The visuals in Metro Exodus are astounding. If you have a graphics card that supports ray tracing and an HDR monitor then this is the game to play to show it off. Real-time ray tracing is a new technology that has the graphics card render light particles and “trace” their paths in real-time. This means reflections are more realistic. When you look at water, the light behaves like it’s supposed to. It is crazy how much this affects immersion. The environment art is some of the best I’ve encountered in a video game. Everything is crisp and beautiful. In an early scene you are forced to paddle a dinghy through a swamp - something incredibly boring in a video game - and it becomes a magical, reflective😉 experience as you watch the sunset over the water in rural Russia.

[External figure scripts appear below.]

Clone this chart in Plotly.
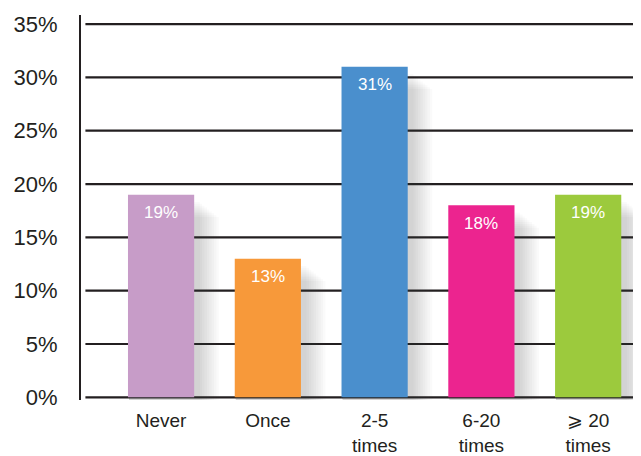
import plotly.graph_objects as go

categories = ["Never", "Once", "2-5<br>times", "6-20<br>times", "⩾ 20<br>times"]
values = [19, 13, 31, 18, 19]
bar_colors = ["#c79cc8", "#f7993a", "#4a8fcd", "#ec248f", "#9cca3d"]
y_ticks = [0, 5, 10, 15, 20, 25, 30, 35]
y_tick_labels = [f"{t}%" for t in y_ticks]

ink = "#231f20"
x_pos = list(range(len(categories)))
bar_w = 0.62

fig = go.Figure()

# soft drop shadow behind each bar, built from stacked translucent layers
n_layers = 9
for k in range(n_layers):
    spread = (n_layers - k) / n_layers
    fig.add_trace(go.Bar(
        x=x_pos, y=[v - 0.1 - 0.7 * spread for v in values],
        base=-0.4 - 0.9 * spread,
        width=bar_w + 0.02 + 0.2 * spread, offset=-bar_w / 2 + 0.01,
        marker=dict(color="rgba(70,70,85,0.028)", line=dict(width=0)),
        hoverinfo="skip", showlegend=False, cliponaxis=False,
    ))

fig.add_trace(go.Bar(
    x=x_pos, y=values, width=bar_w,
    marker=dict(color=bar_colors, line=dict(width=0)),
    showlegend=False, cliponaxis=False,
))

# value labels inside the top of each bar
for x, v in zip(x_pos, values):
    fig.add_annotation(
        x=x, y=v, text=f"{v}%", showarrow=False, yshift=-18,
        font=dict(family="Liberation Sans, Arial, sans-serif", size=17, color="white"),
    )

# horizontal gridlines
for t in y_ticks:
    fig.add_shape(
        type="line", xref="paper", yref="y", x0=0.008, x1=1, y0=t, y1=t,
        line=dict(color=ink, width=2.2), layer="below",
    )

fig.update_layout(
    width=641, height=456,
    margin=dict(l=81, r=8, t=15, b=56),
    paper_bgcolor="white", plot_bgcolor="white",
    barmode="overlay",
    font=dict(family="Liberation Sans, Arial, sans-serif", color=ink),
    xaxis=dict(
        range=[-0.75, 4.42], tickmode="array", tickvals=x_pos, ticktext=categories,
        showgrid=False, zeroline=False, showline=False, ticks="", automargin=False,
        tickfont=dict(size=19, color=ink), ticklabelstandoff=7,
    ),
    yaxis=dict(
        range=[-0.25, 35.85], tickmode="array", tickvals=y_ticks, ticktext=y_tick_labels,
        showgrid=False, zeroline=False, showline=True, linecolor=ink, linewidth=2,
        ticks="", ticklabelstandoff=17, tickfont=dict(size=22, color=ink), automargin=False,
    ),
)

fig.write_html("out.html")
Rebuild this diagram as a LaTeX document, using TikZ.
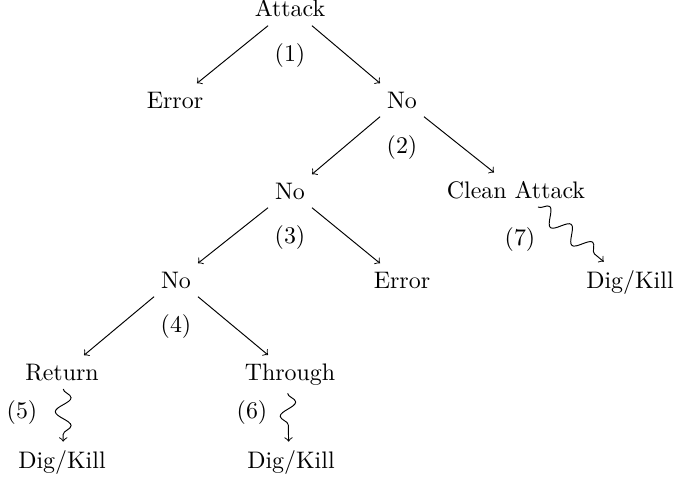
\documentclass[tikz,border=0pt]{standalone}
\usetikzlibrary{decorations.pathmorphing}
\begin{document}
\begin{tikzpicture}[x=0.4184pt,y=-0.4184pt,
  lbl/.style={anchor=base},
  edge/.style={->},
  wavy/.style={->,decorate,decoration={snake,amplitude=3.3pt,segment length=11.7pt,post length=1mm}}]
\useasboundingbox (0,0) rectangle (675,480);
% nodes
\node[lbl] (attack) at (290,17) {Attack};
\node[lbl] (l1) at (290,61) {(1)};
\node[lbl] (err1) at (175,108) {Error};
\node[lbl] (no1) at (402,108) {No};
\node[lbl] (l2) at (402,153) {(2)};
\node[lbl] (no2) at (290,199) {No};
\node[lbl] (clean) at (516,198) {Clean Attack};
\node[lbl] (l3) at (290,243) {(3)};
\node[lbl] (l7) at (520,245) {(7)};
\node[lbl] (no3) at (176,288) {No};
\node[lbl] (err2) at (402,288) {Error};
\node[lbl] (dk7) at (630,288) {Dig/Kill};
\node[lbl] (l4) at (176,332) {(4)};
\node[lbl] (ret) at (62,380) {Return};
\node[lbl] (thr) at (290,380) {Through};
\node[lbl] (l5) at (22,418) {(5)};
\node[lbl] (l6) at (252,418) {(6)};
\node[lbl] (dk5) at (62,468) {Dig/Kill};
\node[lbl] (dk6) at (291,468) {Dig/Kill};
% edges
\draw[edge] ([xshift=-9.2pt]attack.south) -- ([xshift=9.2pt]err1.north);
\draw[edge] ([xshift=9.2pt]attack.south) -- ([xshift=-9.2pt]no1.north);
\draw[edge] ([xshift=-9.2pt]no1.south) -- ([xshift=9.2pt]no2.north);
\draw[edge] ([xshift=9.2pt]no1.south) -- ([xshift=-9.2pt]clean.north);
\draw[edge] ([xshift=-9.2pt]no2.south) -- ([xshift=9.2pt]no3.north);
\draw[edge] ([xshift=9.2pt]no2.south) -- ([xshift=-9.2pt]err2.north);
\draw[edge] ([xshift=-9.2pt]no3.south) -- ([xshift=9.2pt]ret.north);
\draw[edge] ([xshift=9.2pt]no3.south) -- ([xshift=-9.2pt]thr.north);
\draw[wavy] ([xshift=9.2pt]clean.south) -- ([xshift=-11pt]dk7.north);
\draw[wavy] ([xshift=0.5pt]ret.south) -- ([xshift=0.5pt]dk5.north);
\draw[wavy] ([xshift=-1pt]thr.south) -- ([xshift=-1pt]dk6.north);
\end{tikzpicture}
\end{document}
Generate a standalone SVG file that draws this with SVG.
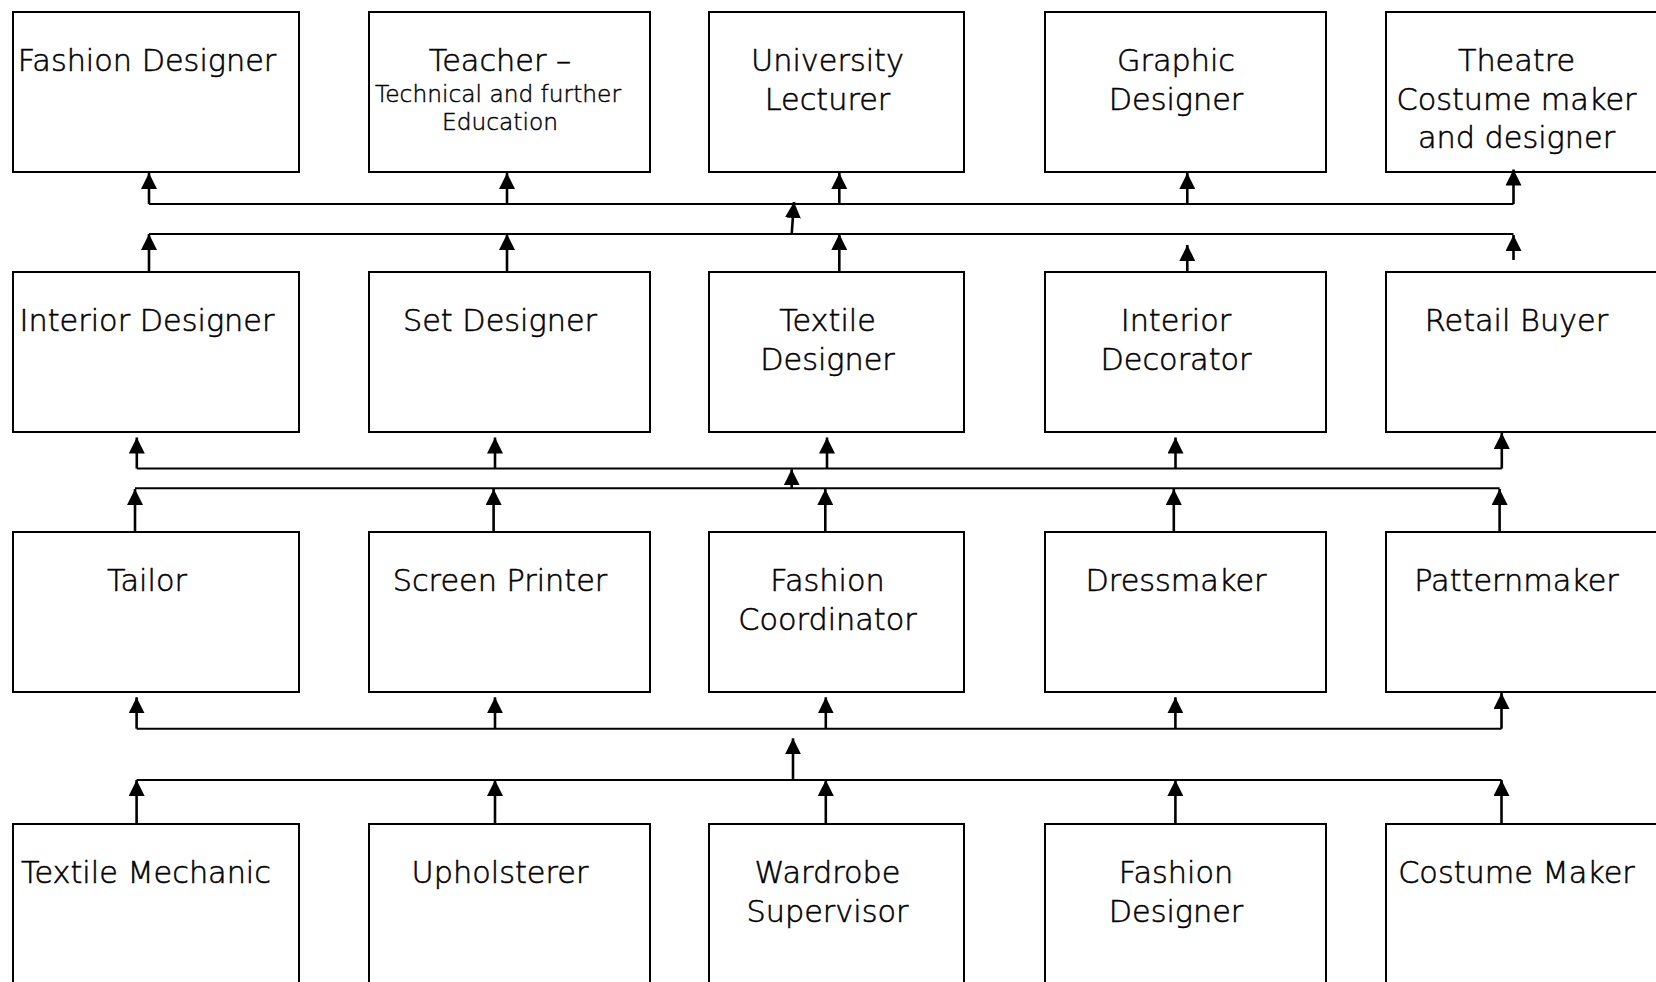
<svg xmlns="http://www.w3.org/2000/svg" width="1656" height="982" viewBox="0 0 1656 982">
<style>
.box{fill:#fff;stroke:#000;stroke-width:2}
.t{font-family:"Century Gothic","DejaVu Sans","Liberation Sans",sans-serif;font-size:30.3px;font-weight:300;fill:#000;stroke:#000;stroke-width:0.55;text-anchor:middle}
.s{font-size:23.3px;stroke-width:0.45}
.ln{fill:none;stroke:#000;stroke-width:2}
.ar{fill:none;stroke:#000;stroke-width:2.6;marker-end:url(#ah)}
</style>
<defs>
<marker id="ah" markerUnits="userSpaceOnUse" markerWidth="16" markerHeight="16" refX="15" refY="7.5" orient="auto" viewBox="0 0 15 15">
<path d="M0,0 L15,7.5 L0,15 z" fill="#000"/>
</marker>
</defs>
<rect width="1656" height="982" fill="#fff"/>

<g id="n-fashion-designer-top"><rect class="box" x="13" y="12" width="286" height="160"/><text class="t" x="147" y="71">Fashion Designer</text></g>
<g id="n-teacher"><rect class="box" x="369" y="12" width="281" height="160"/><text class="t" x="500" y="71">Teacher –</text><text class="t s" x="498" y="101.5">Technical and further</text><text class="t s" x="500" y="130">Education</text></g>
<g id="n-university-lecturer"><rect class="box" x="709" y="12" width="255" height="160"/><text class="t" x="827.5" y="71">University</text><text class="t" x="827.5" y="110">Lecturer</text></g>
<g id="n-graphic-designer"><rect class="box" x="1045" y="12" width="281" height="160"/><text class="t" x="1176" y="71">Graphic</text><text class="t" x="1176" y="110">Designer</text></g>
<g id="n-theatre"><rect class="box" x="1386" y="12" width="300" height="160"/><text class="t" x="1516.5" y="71">Theatre</text><text class="t" x="1516.5" y="110">Costume maker</text><text class="t" x="1516.5" y="148">and designer</text></g>

<g id="n-interior-designer"><rect class="box" x="13" y="272" width="286" height="160"/><text class="t" x="147" y="331">Interior Designer</text></g>
<g id="n-set-designer"><rect class="box" x="369" y="272" width="281" height="160"/><text class="t" x="500" y="331">Set Designer</text></g>
<g id="n-textile-designer"><rect class="box" x="709" y="272" width="255" height="160"/><text class="t" x="827.5" y="331">Textile</text><text class="t" x="827.5" y="370">Designer</text></g>
<g id="n-interior-decorator"><rect class="box" x="1045" y="272" width="281" height="160"/><text class="t" x="1176" y="331">Interior</text><text class="t" x="1176" y="370">Decorator</text></g>
<g id="n-retail-buyer"><rect class="box" x="1386" y="272" width="300" height="160"/><text class="t" x="1516.5" y="331">Retail Buyer</text></g>

<g id="n-tailor"><rect class="box" x="13" y="532" width="286" height="160"/><text class="t" x="147" y="591">Tailor</text></g>
<g id="n-screen-printer"><rect class="box" x="369" y="532" width="281" height="160"/><text class="t" x="500" y="591">Screen Printer</text></g>
<g id="n-fashion-coordinator"><rect class="box" x="709" y="532" width="255" height="160"/><text class="t" x="827.5" y="591">Fashion</text><text class="t" x="827.5" y="630">Coordinator</text></g>
<g id="n-dressmaker"><rect class="box" x="1045" y="532" width="281" height="160"/><text class="t" x="1176" y="591">Dressmaker</text></g>
<g id="n-patternmaker"><rect class="box" x="1386" y="532" width="300" height="160"/><text class="t" x="1516.5" y="591">Patternmaker</text></g>

<g id="n-textile-mechanic"><rect class="box" x="13" y="824" width="286" height="200"/><text class="t" x="146" y="883">Textile Mechanic</text></g>
<g id="n-upholsterer"><rect class="box" x="369" y="824" width="281" height="200"/><text class="t" x="500" y="883">Upholsterer</text></g>
<g id="n-wardrobe-supervisor"><rect class="box" x="709" y="824" width="255" height="200"/><text class="t" x="827.5" y="883">Wardrobe</text><text class="t" x="827.5" y="921.5">Supervisor</text></g>
<g id="n-fashion-designer-bottom"><rect class="box" x="1045" y="824" width="281" height="200"/><text class="t" x="1176" y="883">Fashion</text><text class="t" x="1176" y="921.5">Designer</text></g>
<g id="n-costume-maker"><rect class="box" x="1386" y="824" width="300" height="200"/><text class="t" x="1516.5" y="883">Costume Maker</text></g>

<g id="connectors">
<path class="ln" d="M149,204 H1513.5"/>
<path class="ln" d="M149,234 H1513.5"/>
<path class="ln" d="M136.8,468.5 H1501.8"/>
<path class="ln" d="M135,488.3 H1499.6"/>
<path class="ln" d="M136.6,728.7 H1501.5"/>
<path class="ln" d="M136.6,780 H1501.5"/>

<path class="ar" d="M149,204 V173"/>
<path class="ar" d="M507,204 V173"/>
<path class="ar" d="M839.3,204 V173"/>
<path class="ar" d="M1187.3,204 V173"/>
<path class="ar" d="M1513.5,204 V169.5"/>

<path class="ar" d="M149,272 V234"/>
<path class="ar" d="M507,272 V234"/>
<path class="ar" d="M839.3,272 V234"/>
<path class="ar" d="M1187.3,272 V245"/>
<path class="ar" d="M1513.5,260 V235"/>
<path class="ar" d="M791.7,234 L794,202"/>

<path class="ar" d="M136.8,468.5 V437.5"/>
<path class="ar" d="M495,468.5 V437.5"/>
<path class="ar" d="M827,468.5 V437.5"/>
<path class="ar" d="M1175.5,468.5 V437.5"/>
<path class="ar" d="M1501.8,468.5 V433"/>

<path class="ar" d="M135,532 V489"/>
<path class="ar" d="M493.6,532 V489"/>
<path class="ar" d="M825.3,532 V489"/>
<path class="ar" d="M1173.8,532 V489"/>
<path class="ar" d="M1499.6,532 V489"/>
<path class="ar" d="M791.7,488.3 V469.3"/>

<path class="ar" d="M136.6,728.7 V697.3"/>
<path class="ar" d="M495,728.7 V697.3"/>
<path class="ar" d="M825.8,728.7 V697.3"/>
<path class="ar" d="M1175.4,728.7 V697.3"/>
<path class="ar" d="M1501.5,728.7 V693"/>

<path class="ar" d="M136.6,824 V780"/>
<path class="ar" d="M495,824 V780"/>
<path class="ar" d="M825.8,824 V780"/>
<path class="ar" d="M1175.4,824 V780"/>
<path class="ar" d="M1501.5,824 V780"/>
<path class="ar" d="M793,780 V738.3"/>
</g>
</svg>
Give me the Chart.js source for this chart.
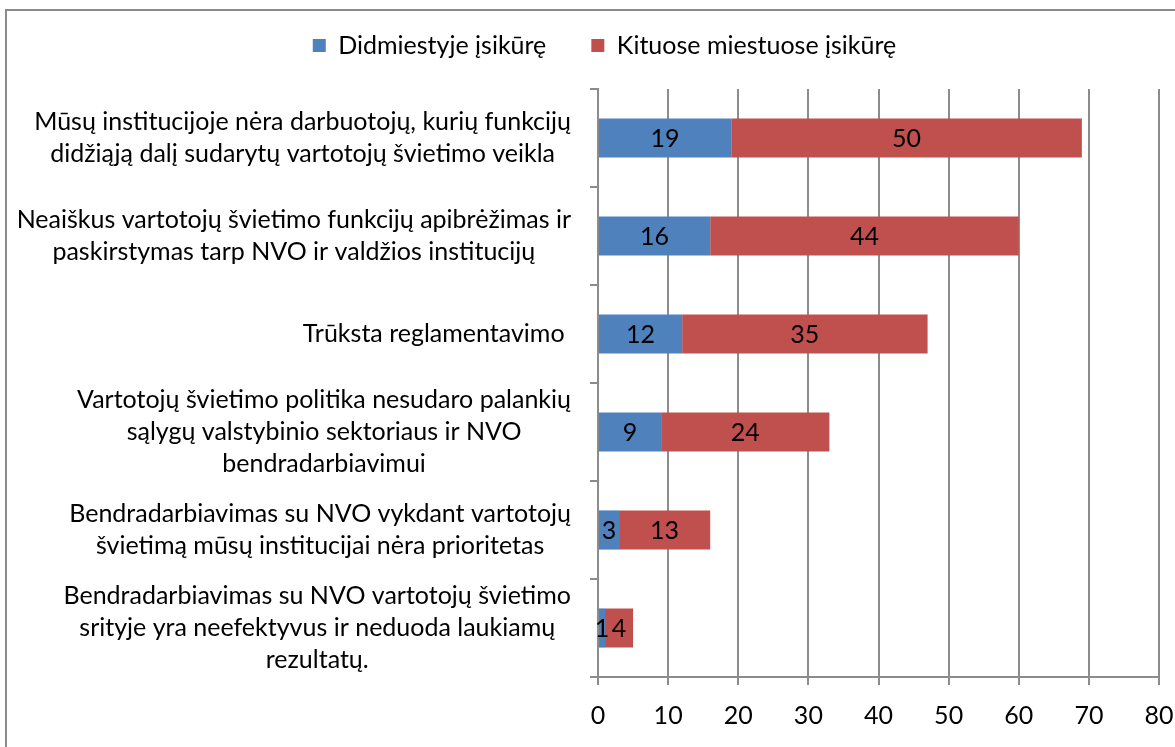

Light plays a huge part in the gameplay so the inclusion of ray tracing feels especially appropriate. You wear a light meter on your wrist to help you determine whether you can be seen while sticking to the shadows. With HDR and ray tracing you don’t ever need to look at the light meter because it is represented so well visually. It is surprisingly rare in modern gaming that the visual representation matches up so well with the gameplay. In Metro, a game where the smallest mistake can cost you everything, where the menus are represented in-fiction without pausing, this union is key to the experience.
The gameplay oscillates between slow-paced large open-world exploration and tightly designed, linear “dungeons” echoing the series’ past. The Metro series has been all about dark, winding tunnels and high-stakes gameplay. Midway through the game you are tasked with finding satellite photos of the radiation.
They are deep underground in the archives of a satellite farm. This bunker is infested with spider mutants that are so sensitive to light it actually hurts them. Just shine your flashlight on them and they quickly run away. Easy.
Did I mention that your flashlight can run out of batteries? You have to manually pump a generator to recharge it. It is uniquely terrifying crawling through ventilation ducts with your peripheral vision limited by a gas mask hearing the skittering and chittering of these creatures unseen when your flashlight flickers out. Pump. Pump-pump. Pump. The light turns on a spider mutant inches from your face as it screams out in pain.
Normally I do not enjoy this type of experience. I do not like survival horror as a genre. Metro is something else though. It gives you something to fight for, a reason to put yourself in these horrible situations. You aren't just fighting for your own survival, you are fighting for the microcosm of Russia that is living on the train and your efforts have a tangible effect on those people.
Metro Exodus is as much art as game. It is not without its problems but it would be a shame to let them scare you away from one of the best experiences available right now. In an age of soulless AAA cash cows (cough Anthem cough), Metro: Exodus deserves your support if only to tell the industry we need more games like it—single-player, thoughtful, mature.